それでも少しでもお口の中を見たい、ケアしたい、というときには、
次のような“体のサポート”を取り入れると良い結果が出ることがあります。

  • 🪞 上体を少し起こす
    寝たままだと顎が下がり、口が開きにくくなります。
    枕やクッションで軽く上体を起こすだけで、開口が楽になることがあります。

  • 💧 口腔保湿剤やガーゼで唇を潤す
    乾いた唇はくっつきやすく、開けるときに痛みを感じることがあります。
    まずはガーゼで軽く保湿するだけでも、スムーズに開けられることがあります。

  • 💨 深呼吸を一緒にする
    「一緒に深呼吸しましょう」と声をかけて、リラックスしてもらうと、口周りの筋肉もゆるみやすくなります。

  • 🎵 懐かしい歌や会話で気分を変える
    いきなり「口を開けてください」よりも、世間話や昔話をして笑顔を引き出すほうが自然に開口できることもあります。


■ケアマネさんができるサポートとは

ケアマネージャーさんは、利用者さんとご家族、そして訪問スタッフをつなぐ大切な存在です。
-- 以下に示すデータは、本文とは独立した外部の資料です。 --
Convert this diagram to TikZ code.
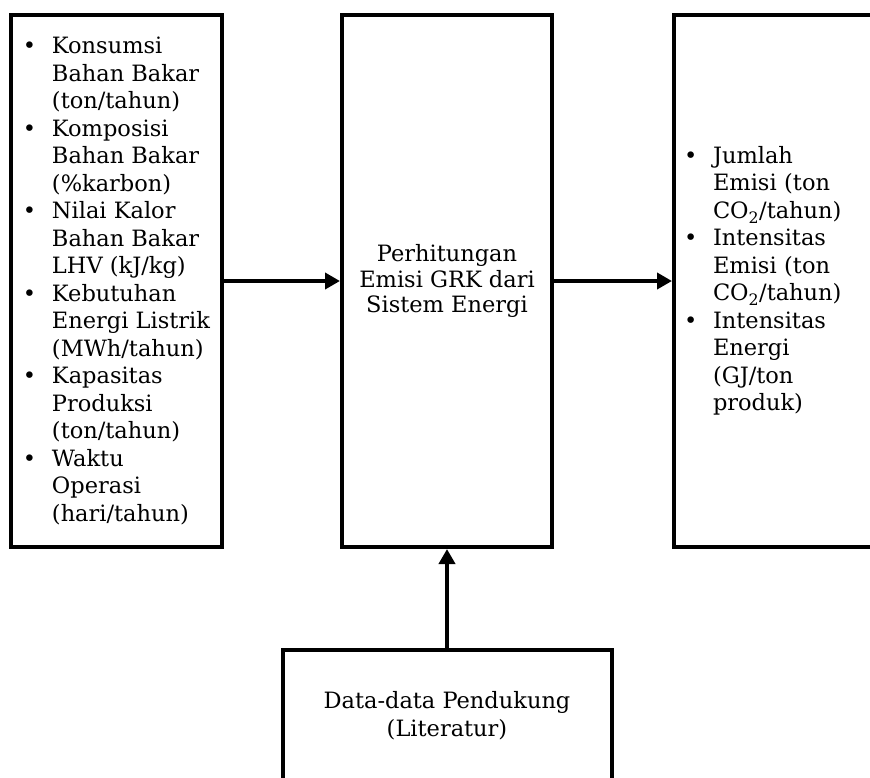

「最近、口を開けてくれないことが多いんです」と聞いたら、
その背景に何があるのかをチームで共有してみてください。

例えば、

  • 入れ歯が痛いのでは?

  • お口が乾きすぎているのでは?

  • 嚥下機能が低下して、怖いと感じているのでは?

小さな気づきを共有し、歯科や看護師と連携することで、
「どうしたら安心して口を開けてもらえるか」という解決策が見えてきます。


■“その人のペースで”を大切に

私が訪問歯科で印象に残っているのは、最初まったく口を開けてくれなかった方が、
ある日「今日はお願いね」と笑顔で迎えてくれたことです。

最初は1分も口を開けてもらえませんでした。
でも毎回、
「こんにちは、今日も会いに来ましたよ」
「気持ちいいくらいでやめますね」
とお声をかけ続けていたら、
その方が少しずつ心を開いてくれたのです。

人は誰でも、安心できる人の前では自然と体もゆるみます。
“口を開ける”という行為も、信頼と安心のサインのひとつ。
その小さな変化を一緒に喜べるのが、訪問歯科や介護の醍醐味だと感じます。


■まとめ

口を開けてくれない利用者さんに対して大切なのは、
「どうやって開けさせるか」ではなく、
「なぜ開けられないのか」を考えること。

その背景には、痛み・不安・羞恥心・筋力低下など、さまざまな要因が隠れています。
ゆっくりと信頼関係を築きながら、
その方の“ペース”に寄り添うことが、もっとも確実な方法です。

そして、ケアマネさんがその橋渡し役になってくださることで、
チーム全体が穏やかに、前向きに動き出します。

お口のケアは、“その人らしさ”を支える第一歩。
無理せず、焦らず、優しく寄り添うことが、なによりのケアになります。